Skip to content

Summer busy for Sandspit Coast Guard

It's been an action-packed summer for the Sandspit Coast Guard Station. In the past three weeks alone, it's had five rescue calls. It's impossible to say whether this is an increase over past years, said officer in charge Garry Deis, because this is the first year of operation for the station.
The first rescue call was an 8-metre pleasure cruiser that went aground near Lina Island, opposite Queen Charlotte. A woman on board fell off the bow and injured her head, and had to be medivaced. In a second incident, the Coast Guard took out the zodiac to rescue a sportsfishing charter client who was having a heart attack. In the third incident, a man was crushed and suffocated under tons of fish aboard a commercial fishing vessel. The man was rescued by crewmates who dug him out from under the fish pile, but the Coast Guard came and took him to the hospital. Although the man recovered, his face was "all swollen and purple," said Mr. Deis, a sure sign of near-fatal suffocation.

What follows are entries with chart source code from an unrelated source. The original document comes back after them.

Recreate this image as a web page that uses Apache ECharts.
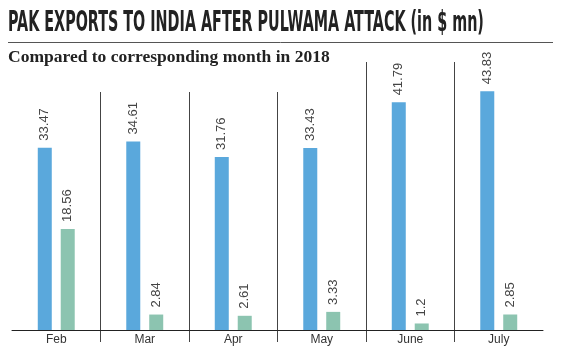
<!DOCTYPE html>
<html>
<head>
<meta charset="utf-8">
<script src="https://cdn.jsdelivr.net/npm/echarts@6/dist/echarts.min.js"></script>
<style>
html, body { margin: 0; padding: 0; background: #fff; }
#main { width: 561px; height: 353px; }
</style>
</head>
<body>
<div id="main"></div>
<script>
// 月份
var months = ['Feb', 'Mar', 'Apr', 'May', 'June', 'July'];
// 2018 年同月出口 (蓝色)
var exports2018 = [33.47, 34.61, 31.76, 33.43, 41.79, 43.83];
// 2019 年普尔瓦马袭击后出口 (绿色)
var exports2019 = [18.56, 2.84, 2.61, 3.33, 1.2, 2.85];

var chart = echarts.init(document.getElementById('main'));

var barLabel = {
    show: true,
    position: 'top',
    rotate: 90,
    align: 'left',
    verticalAlign: 'middle',
    distance: 7,
    fontSize: 13,
    fontFamily: 'Liberation Sans',
    color: '#444'
};

var option = {
    animation: false,
    graphic: [
        {
            type: 'text',
            x: 8,
            y: 9,
            scaleX: 0.55,
            style: {
                text: 'PAK EXPORTS TO INDIA AFTER PULWAMA ATTACK (in $ mn)',
                font: 'bold 29px "DejaVu Sans Condensed"',
                fill: '#222',
                textVerticalAlign: 'top'
            }
        },
        {
            type: 'line',
            shape: { x1: 8, y1: 42.5, x2: 553, y2: 42.5 },
            style: { stroke: '#555', lineWidth: 1 }
        },
        {
            type: 'text',
            x: 8,
            y: 48,
            style: {
                text: 'Compared to corresponding month in 2018',
                font: 'bold 17.5px "Liberation Serif"',
                fill: '#222',
                textVerticalAlign: 'top'
            }
        }
    ],
    // 两个网格: 一个画柱子和右侧分隔线, 一个画左侧较短的分隔线
    grid: [
        { left: 12, width: 531, top: 62, bottom: 11, outerBoundsMode: 'none', containLabel: false },
        { left: 12, width: 531, top: 92, bottom: 11, outerBoundsMode: 'none', containLabel: false }
    ],
    xAxis: [
        {
            type: 'category',
            gridIndex: 0,
            data: months,
            axisLine: { onZero: true, lineStyle: { color: '#222', width: 1 } },
            axisTick: { show: false },
            axisLabel: { color: '#333', fontSize: 12, margin: -8, fontFamily: 'Liberation Sans' },
            splitLine: {
                show: true,
                interval: function (i) { return i >= 4; },
                showMaxLine: false,
                lineStyle: { color: '#444', width: 1 }
            }
        },
        {
            type: 'category',
            gridIndex: 1,
            data: months,
            axisLine: { show: false },
            axisTick: { show: false },
            axisLabel: { show: false },
            splitLine: {
                show: true,
                interval: function (i) { return i >= 1 && i <= 3; },
                showMaxLine: false,
                lineStyle: { color: '#444', width: 1 }
            }
        }
    ],
    yAxis: [
        { type: 'value', gridIndex: 0, min: -2.2, max: 49.2, show: false },
        { type: 'value', gridIndex: 1, min: 0, max: 1, show: false }
    ],
    series: [
        {
            name: '2018',
            type: 'bar',
            xAxisIndex: 0,
            yAxisIndex: 0,
            data: exports2018,
            barWidth: 14,
            barGap: '64%',
            itemStyle: { color: '#5aa8dc' },
            label: barLabel
        },
        {
            name: '2019',
            type: 'bar',
            xAxisIndex: 0,
            yAxisIndex: 0,
            data: exports2019,
            barWidth: 14,
            barGap: '64%',
            itemStyle: { color: '#8cc4b0' },
            label: barLabel
        }
    ]
};

chart.setOption(option);
</script>
</body>
</html>
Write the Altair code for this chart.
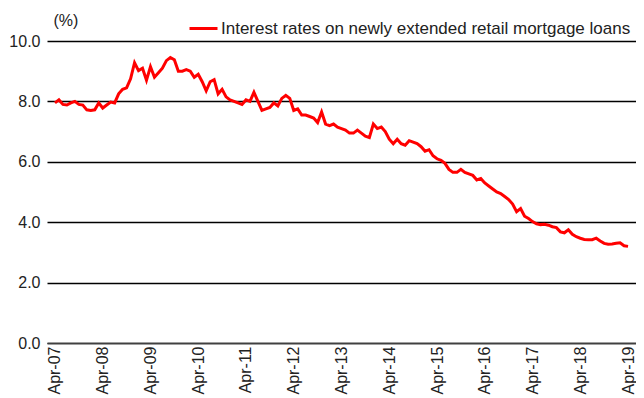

They were also called out to rescue a sportsfishing vessel that lost power in the narrows, and to pick up a boat floating with no passengers.
In other Coast Guard news, you may have noticed a lot of red helicopters buzzing around. A new radio repeater station is going in at Rose Inlet, up high on a mountain. Once it's done, in the next few weeks, there will be much better range for VHF radio at the south end of the islands. "It's a big project," said Mr. Deis, and upgrade that has been planned for a long time.
Since it's the station's first year of operation, Mr. Deis says people are still getting used to them. "The word's getting out about who we are and what we're here for," he said, "but people still have questions about who they should call."